Lorenz disagreed, saying Sheetz does not control prices in the local market. Sheetz gasoline sold in Altoona, Tyrone and State College – which is often priced differently – all comes from a terminal in Duncansville.
“It [the price] depends on the competition. If the product is coming from Altoona, it would be more costly to get it to Tyrone and State College. The cost of transportation may be outweighed by the competition,” Lorenz said. “State College charging less makes no sense. It is purely competition.”
Martin Oil Co., which owns 11 gasoline locations in the area and operates 10 more such as Reighard’s Gas Station in Altoona, is a local competitor of Sheetz. Sheetz and a Martin’s General Store sit across the street from each other at the Bellwood interchange of Interstate 99.
“The bottom line is all competition plays a role and they [Sheetz] just happen to be the largest competitor in the area,” said Martin Oil General Manager Janice Martin. “We match them whenever we can. The smaller the company, the harder it is to do.”
Get Go from Giant Eagle, which has locations in Altoona, Roaring Spring, East Freedom and Ebensburg, has a station a stone’s throw from a Sheetz store on Pleasant Valley Boulevard.
“We price fuel competitively in each of our local markets, and consider multiple factors such as consumer demographic information and proximity to other area fuel stations,” spokesman Dick Roberts said.

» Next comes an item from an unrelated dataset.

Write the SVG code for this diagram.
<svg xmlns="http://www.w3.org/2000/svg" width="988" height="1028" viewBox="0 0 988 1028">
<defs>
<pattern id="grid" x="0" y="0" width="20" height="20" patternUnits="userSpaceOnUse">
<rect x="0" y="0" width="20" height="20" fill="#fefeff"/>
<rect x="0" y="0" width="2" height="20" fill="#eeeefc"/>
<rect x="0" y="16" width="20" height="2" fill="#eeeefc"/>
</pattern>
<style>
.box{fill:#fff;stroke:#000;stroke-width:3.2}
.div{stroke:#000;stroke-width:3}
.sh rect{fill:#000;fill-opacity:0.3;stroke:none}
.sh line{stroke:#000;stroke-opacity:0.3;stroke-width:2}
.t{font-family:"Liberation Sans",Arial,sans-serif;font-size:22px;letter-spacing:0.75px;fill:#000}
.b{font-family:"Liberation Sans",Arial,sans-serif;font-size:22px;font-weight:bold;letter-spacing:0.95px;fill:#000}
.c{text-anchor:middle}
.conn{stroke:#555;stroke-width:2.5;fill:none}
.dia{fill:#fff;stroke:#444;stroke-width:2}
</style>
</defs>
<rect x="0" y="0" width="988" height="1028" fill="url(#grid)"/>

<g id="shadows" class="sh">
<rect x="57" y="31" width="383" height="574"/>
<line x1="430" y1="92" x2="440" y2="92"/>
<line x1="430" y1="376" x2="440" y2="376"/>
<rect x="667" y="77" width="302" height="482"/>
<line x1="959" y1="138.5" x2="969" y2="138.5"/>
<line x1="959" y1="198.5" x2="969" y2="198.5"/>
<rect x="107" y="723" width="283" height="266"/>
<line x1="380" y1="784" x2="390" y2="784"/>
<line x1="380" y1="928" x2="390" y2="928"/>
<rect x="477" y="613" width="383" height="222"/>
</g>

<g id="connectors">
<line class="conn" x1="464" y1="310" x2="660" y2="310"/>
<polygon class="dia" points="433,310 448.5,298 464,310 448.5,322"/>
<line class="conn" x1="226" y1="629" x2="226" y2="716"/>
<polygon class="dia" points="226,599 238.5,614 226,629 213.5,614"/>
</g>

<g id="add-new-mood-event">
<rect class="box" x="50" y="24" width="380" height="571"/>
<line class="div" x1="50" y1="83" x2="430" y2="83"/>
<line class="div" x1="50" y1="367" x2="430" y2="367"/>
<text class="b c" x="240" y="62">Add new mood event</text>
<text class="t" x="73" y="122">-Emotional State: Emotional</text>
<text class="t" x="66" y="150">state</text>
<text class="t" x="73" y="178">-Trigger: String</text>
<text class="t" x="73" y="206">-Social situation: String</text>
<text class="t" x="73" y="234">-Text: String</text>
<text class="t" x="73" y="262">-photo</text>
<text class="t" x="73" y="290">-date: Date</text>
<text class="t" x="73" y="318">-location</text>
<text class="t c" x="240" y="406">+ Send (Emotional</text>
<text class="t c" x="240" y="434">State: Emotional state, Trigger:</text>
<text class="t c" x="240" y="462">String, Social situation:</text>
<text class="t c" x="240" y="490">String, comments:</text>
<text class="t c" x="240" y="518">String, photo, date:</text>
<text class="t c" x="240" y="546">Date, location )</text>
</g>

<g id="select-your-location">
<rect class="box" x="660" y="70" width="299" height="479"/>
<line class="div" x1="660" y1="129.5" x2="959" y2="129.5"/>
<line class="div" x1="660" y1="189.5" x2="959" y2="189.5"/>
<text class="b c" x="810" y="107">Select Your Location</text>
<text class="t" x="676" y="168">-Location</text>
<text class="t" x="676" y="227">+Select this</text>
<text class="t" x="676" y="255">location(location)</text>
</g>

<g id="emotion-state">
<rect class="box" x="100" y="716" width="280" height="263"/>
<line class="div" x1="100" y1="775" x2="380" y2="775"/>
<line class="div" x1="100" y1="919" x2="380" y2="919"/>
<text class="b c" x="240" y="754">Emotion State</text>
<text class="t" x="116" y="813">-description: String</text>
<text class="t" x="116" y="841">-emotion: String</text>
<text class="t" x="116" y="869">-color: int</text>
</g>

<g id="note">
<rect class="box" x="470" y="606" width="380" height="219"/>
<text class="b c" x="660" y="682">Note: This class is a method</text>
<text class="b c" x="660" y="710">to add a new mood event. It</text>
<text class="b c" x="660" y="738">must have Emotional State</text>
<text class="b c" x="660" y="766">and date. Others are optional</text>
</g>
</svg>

Representatives of Turkey Hill, which has locations in East Freedom and Roaring Spring; Snappy’s Convenience Stores, which have several locations throughout the area; and BP Oil, which competed in the Altoona area with Sheetz for several years, did not wish to comment for this story.
Wayne Evans of Altoona, who travels frequently between Altoona and Washington, D.C., said he is frustrated by the gasoline pricing.

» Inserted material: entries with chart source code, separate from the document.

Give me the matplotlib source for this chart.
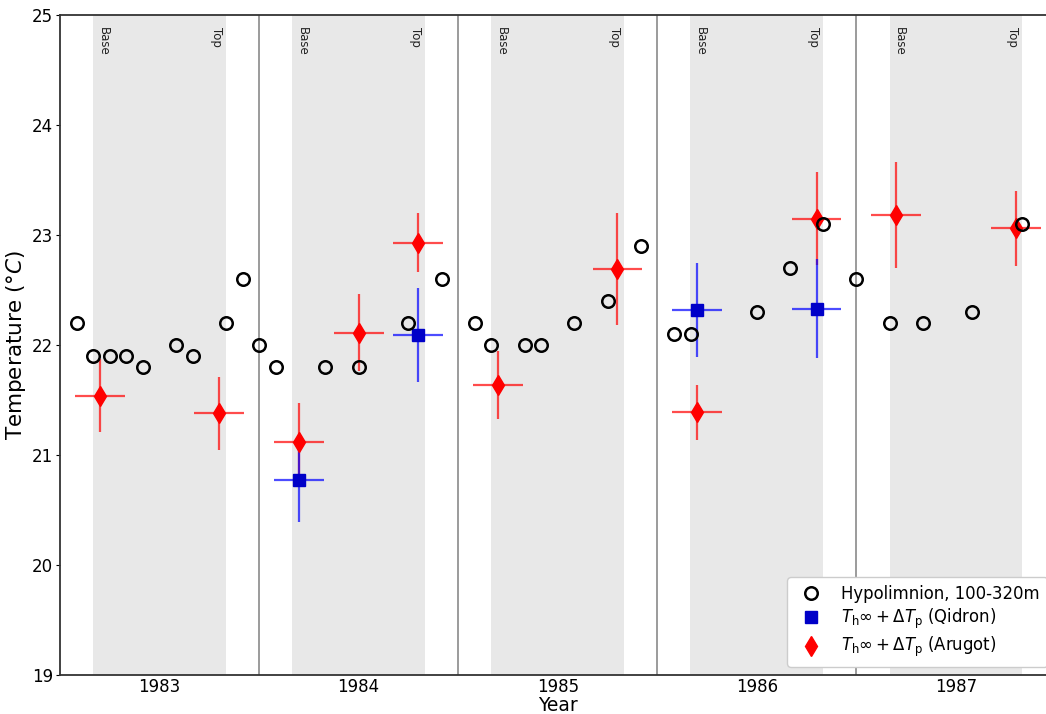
import matplotlib
matplotlib.use("Agg")
import matplotlib.pyplot as plt
import numpy as np

# Hypolimnion observations (year fraction, temperature)
hypo_x = [1982.583, 1982.667, 1982.750, 1982.833, 1982.917, 1983.083, 1983.167,
          1983.333, 1983.417, 1983.500, 1983.583, 1983.833, 1984.000, 1984.250,
          1984.417, 1984.583, 1984.667, 1984.833, 1984.917, 1985.083, 1985.250,
          1985.417, 1985.583, 1985.667, 1986.000, 1986.167, 1986.333, 1986.500,
          1986.667, 1986.833, 1987.083, 1987.333]
hypo_t = [22.2, 21.9, 21.9, 21.9, 21.8, 22.0, 21.9,
          22.2, 22.6, 22.0, 21.8, 21.8, 21.8, 22.2,
          22.6, 22.2, 22.0, 22.0, 22.0, 22.2, 22.4,
          22.9, 22.1, 22.1, 22.3, 22.7, 23.1, 22.6,
          22.2, 22.2, 22.3, 23.1]

# Qidron estimates
qid_x = [1983.7, 1984.3, 1985.7, 1986.3]
qid_t = [20.77, 22.09, 22.32, 22.33]
qid_err = [0.38, 0.43, 0.43, 0.45]

# Arugot estimates
aru_x = [1982.7, 1983.3, 1983.7, 1984.0, 1984.3, 1984.7, 1985.3, 1985.7, 1986.3, 1986.7, 1987.3]
aru_t = [21.54, 21.38, 21.12, 22.11, 22.93, 21.64, 22.69, 21.39, 23.15, 23.18, 23.06]
aru_err = [0.33, 0.33, 0.35, 0.35, 0.27, 0.31, 0.51, 0.25, 0.42, 0.48, 0.34]
xerr_months = 0.125

years = [1983, 1984, 1985, 1986, 1987]
year_labels = ["1983", "1984", "1985", "1986", "1987"]

W, H = 1046, 714
fig = plt.figure(figsize=(W / 100, H / 100), dpi=100)
ax = fig.add_axes([60 / W, 39 / H, 995.5 / W, 660 / H])

ax.set_xlim(1982.5, 1987.5)
ax.set_ylim(19, 25)

for y in years:
    ax.axvspan(y - 1 / 3, y + 1 / 3, color="#e8e8e8", zorder=0, lw=0)
    ax.text(y - 0.284, 24.89, "Base", rotation=270, ha="center", va="top",
            fontsize=8.5, color="#222222", zorder=1)
    ax.text(y + 0.286, 24.89, "Top", rotation=270, ha="center", va="top",
            fontsize=8.5, color="#222222", zorder=1)
for y in years[:-1]:
    ax.axvline(y + 0.5, color="#808080", lw=1.1, zorder=1)

ax.errorbar(aru_x, aru_t, yerr=aru_err, xerr=xerr_months, fmt="none",
            ecolor=(1, 0, 0, 0.7), elinewidth=1.6, capsize=0, zorder=3)
ax.errorbar(qid_x, qid_t, yerr=qid_err, xerr=xerr_months, fmt="none",
            ecolor=(0, 0, 1, 0.7), elinewidth=1.6, capsize=0, zorder=3)

h1, = ax.plot(hypo_x, hypo_t, "o", ms=9, mfc="none", mec="black", mew=1.8,
              zorder=6, label="Hypolimnion, 100-320m")
h2, = ax.plot(qid_x, qid_t, "s", ms=8, color="#0000c8", zorder=5,
              label=r"$T_\mathrm{h}\infty + \Delta T_\mathrm{p}$ (Qidron)")
h3, = ax.plot(aru_x, aru_t, "d", ms=10, color="red", zorder=4,
              label=r"$T_\mathrm{h}\infty + \Delta T_\mathrm{p}$ (Arugot)")

ax.set_xticks(years)
ax.set_xticklabels(year_labels)
ax.tick_params(axis="x", length=0, labelsize=12, pad=2)
ax.tick_params(axis="y", length=3, labelsize=12, pad=2)
ax.set_yticks([19, 20, 21, 22, 23, 24, 25])

ax.set_xlabel("Year", fontsize=13.5, labelpad=0)
ax.set_ylabel(r"Temperature ($\degree C$)", fontsize=15.5, labelpad=3)

for s in ax.spines.values():
    s.set_color("#333333")
    s.set_linewidth(1.3)

ax.legend(handles=[h1, h2, h3], loc="lower right", fontsize=11.9, framealpha=1,
          labelspacing=0.25, borderpad=0.45)

fig.savefig("out.png", dpi=100)
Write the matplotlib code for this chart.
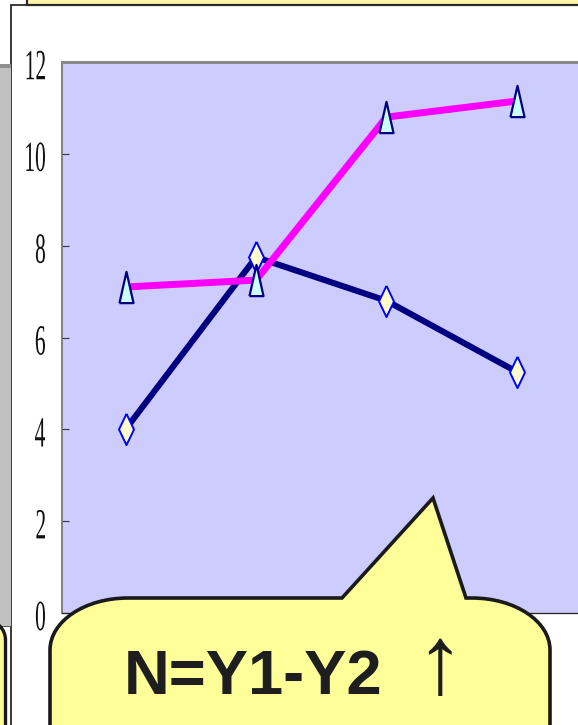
import numpy as np
import matplotlib
matplotlib.use("Agg")
import matplotlib.pyplot as plt
from matplotlib.path import Path
from matplotlib.patches import PathPatch, Rectangle
from matplotlib.textpath import TextPath
from matplotlib.font_manager import FontProperties
from matplotlib.transforms import Affine2D, IdentityTransform

# series values
y1 = [4.0, 7.75, 6.8, 5.25]      # navy, diamonds
y2 = [7.1, 7.25, 10.8, 11.15]    # magenta, triangles
yticks = [0, 2, 4, 6, 8, 10, 12]
note = "N=Y1-Y2"

W, H = 578, 725
fig = plt.figure(figsize=(W / 100, H / 100), dpi=100)
fig.patch.set_facecolor("white")


def px(x, y):
    # pixel (from top-left) -> figure fraction
    return x / W, 1 - y / H


def pxpath(verts, codes=None):
    pts = [px(x, y) for x, y in verts]
    return Path(pts, codes)


# background slide pieces
fig.add_artist(Rectangle(px(11, 900), 700 / W, (900 - 5) / H, transform=fig.transFigure,
                         facecolor="white", edgecolor="#1a1a1a", lw=1.2, zorder=-5))
fig.add_artist(Rectangle(px(27, 5), 700 / W, 30 / H, transform=fig.transFigure,
                         facecolor="#fef5a8", edgecolor="#2a2a2a", lw=1.6, zorder=-4))
fig.add_artist(Rectangle(px(-5, 626), 16 / W, (626 - 66) / H, transform=fig.transFigure,
                         facecolor="#c0c0c0", edgecolor="none", zorder=-4))
fig.add_artist(Rectangle(px(-5, 68), 16 / W, 4 / H, transform=fig.transFigure,
                         facecolor="#8f8f8f", edgecolor="none", zorder=-3))
fig.add_artist(Rectangle(px(-5, 627), 16 / W, 1.5 / H, transform=fig.transFigure,
                         facecolor="#555555", edgecolor="none", zorder=-3))

# chart
ax = fig.add_axes([62 / W, (H - 613) / H, (580.5 - 62) / W, (613 - 62) / H])
ax.set_facecolor("#ccccff")
x = np.arange(len(y1))

ax.plot(x, y1, color="#000080", lw=4.4, solid_capstyle="butt", zorder=2)
ax.plot(x, y2, color="#ff00ff", lw=5.0, solid_capstyle="butt", zorder=3)

diamond = [(0, 1), (0.48, 0), (0, -1), (-0.48, 0), (0, 1)]
tri = [(-0.45, -1), (0.45, -1), (0, 1), (-0.45, -1)]
ax.plot(x, y1, ls="none", marker=diamond, ms=22.5, mfc="#ffffcc",
        mec="#0000ff", mew=1.4, zorder=4)
ax.plot(x, y2, ls="none", marker=tri, ms=22.5, mfc="#ccffff",
        mec="#000080", mew=1.6, zorder=5)

ax.set_xlim(-0.487, 3.487)
ax.set_ylim(0, 12)
ax.set_xticks([])
ax.set_yticks(yticks)
ax.set_yticklabels([])
ax.tick_params(axis="y", direction="in", length=5, width=0.8, color="#333333")
ax.spines["top"].set_color("#8a8a8a")
ax.spines["top"].set_linewidth(2.2)
ax.spines["left"].set_color("#777777")
ax.spines["left"].set_linewidth(1.3)
ax.spines["bottom"].set_color("#222222")
ax.spines["bottom"].set_linewidth(0.9)
ax.spines["right"].set_visible(False)

# narrow serif tick labels drawn as squeezed glyph outlines
fp = FontProperties(family="Liberation Serif")
fig.canvas.draw()
for v in yticks:
    tp = TextPath((0, 0), str(v), size=43, prop=fp)
    ext = tp.get_extents()
    _, ty = ax.transData.transform((0, v))
    tr = (Affine2D().translate(-ext.x1, -(ext.y0 + ext.y1) / 2)
          .scale(0.5, 1.0).translate(45, ty - 3))
    fig.add_artist(PathPatch(tr.transform_path(tp), transform=IdentityTransform(),
                             facecolor="#111111", edgecolor="none", zorder=2))

# speech bubble
k = 0.5523
L, R, T, B = 50, 550, 598, 800
rx, ry = 78, 52
verts = [(L, B), (L, T + ry),
         (L, T + ry - k * ry), (L + rx - k * rx, T), (L + rx, T),
         (342, T), (433, 498), (466, T), (R - rx, T),
         (R - rx + k * rx, T), (R, T + ry - k * ry), (R, T + ry),
         (R, B), (L, B)]
codes = [Path.MOVETO, Path.LINETO,
         Path.CURVE4, Path.CURVE4, Path.CURVE4,
         Path.LINETO, Path.LINETO, Path.LINETO, Path.LINETO,
         Path.CURVE4, Path.CURVE4, Path.CURVE4,
         Path.LINETO, Path.CLOSEPOLY]
fig.add_artist(PathPatch(pxpath(verts, codes), transform=fig.transFigure,
                         facecolor="#ffff99", edgecolor="#1a1a1a", lw=2.6,
                         joinstyle="miter", zorder=10))

# edge of a neighbouring bubble on the left
r2 = 20
verts2 = [(-80, 800), (-80, 620), (5.5 - r2, 620),
          (5.5 - r2 + k * r2, 620), (5.5, 620 + r2 - k * r2), (5.5, 620 + r2),
          (5.5, 800), (-80, 800)]
codes2 = [Path.MOVETO, Path.LINETO, Path.LINETO,
          Path.CURVE4, Path.CURVE4, Path.CURVE4,
          Path.LINETO, Path.CLOSEPOLY]
fig.add_artist(PathPatch(pxpath(verts2, codes2), transform=fig.transFigure,
                         facecolor="#ffff99", edgecolor="#1a1a1a", lw=2.4, zorder=9))

fig.text(*px(124, 694), note, fontsize=45.5, fontweight="bold",
         family=["Liberation Sans", "DejaVu Sans"], color="#1e1e1e",
         ha="left", va="baseline", zorder=11)
fig.text(*px(439, 668), "\u2191", fontsize=70,
         family=["Liberation Sans", "DejaVu Sans"], color="#1e1e1e",
         ha="center", va="center", zorder=11)

fig.savefig("out.png", dpi=100, facecolor="white")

“I believe Sheetz is the leader of the band. No one wants to take them on. They dictate the price of gas and everyone else follows them. They are always the first to go up. That has always been an issue for me. I think we are getting ripped off on a regular basis,” Evans said.
Lenard said years ago the price of gasoline was more related to supply and demand than it is today. He said now what affects the price is “potential supplies” or “what if” situations.
For example, when there was unrest in Egypt, there was a concern what would happen if that spread to the Middle East. He said now there are concerns about Iran.
“The ‘what if’ scenarios push up the price,” Lenard said.
Good economic news, such as the country coming out of the recession, the creation of more jobs or an increase in housing starts, also can put more pressure on oil prices, causing them to go up.
“The consumer loses both ways. Oil prices are not directly related to reality any more,” Lenard said.
Weather and world events also play a role in the price of gasoline.
A catastrophic event like Superstorm Sandy that blocks transportation and disrupts supplies typically causes the price to rise. The same would be true if a storm like Hurricane Katrina ends up shutting down the refineries. If that happens, you expect prices to rise, Timmons said.
Andrew predicted the United States will eventually become self-dependent for its gasoline.
“What I find intriguing is because of shale oil, the U.S. will eventually be more self-dependent for oil. Over the next 10 to 15 years, we will become a net exporter of oil. We will be less dependent on the Middle East for oil,” Andrew said. “By 2030, the U.S. will provide two-thirds or three-quarters of its own oil and gasoline.”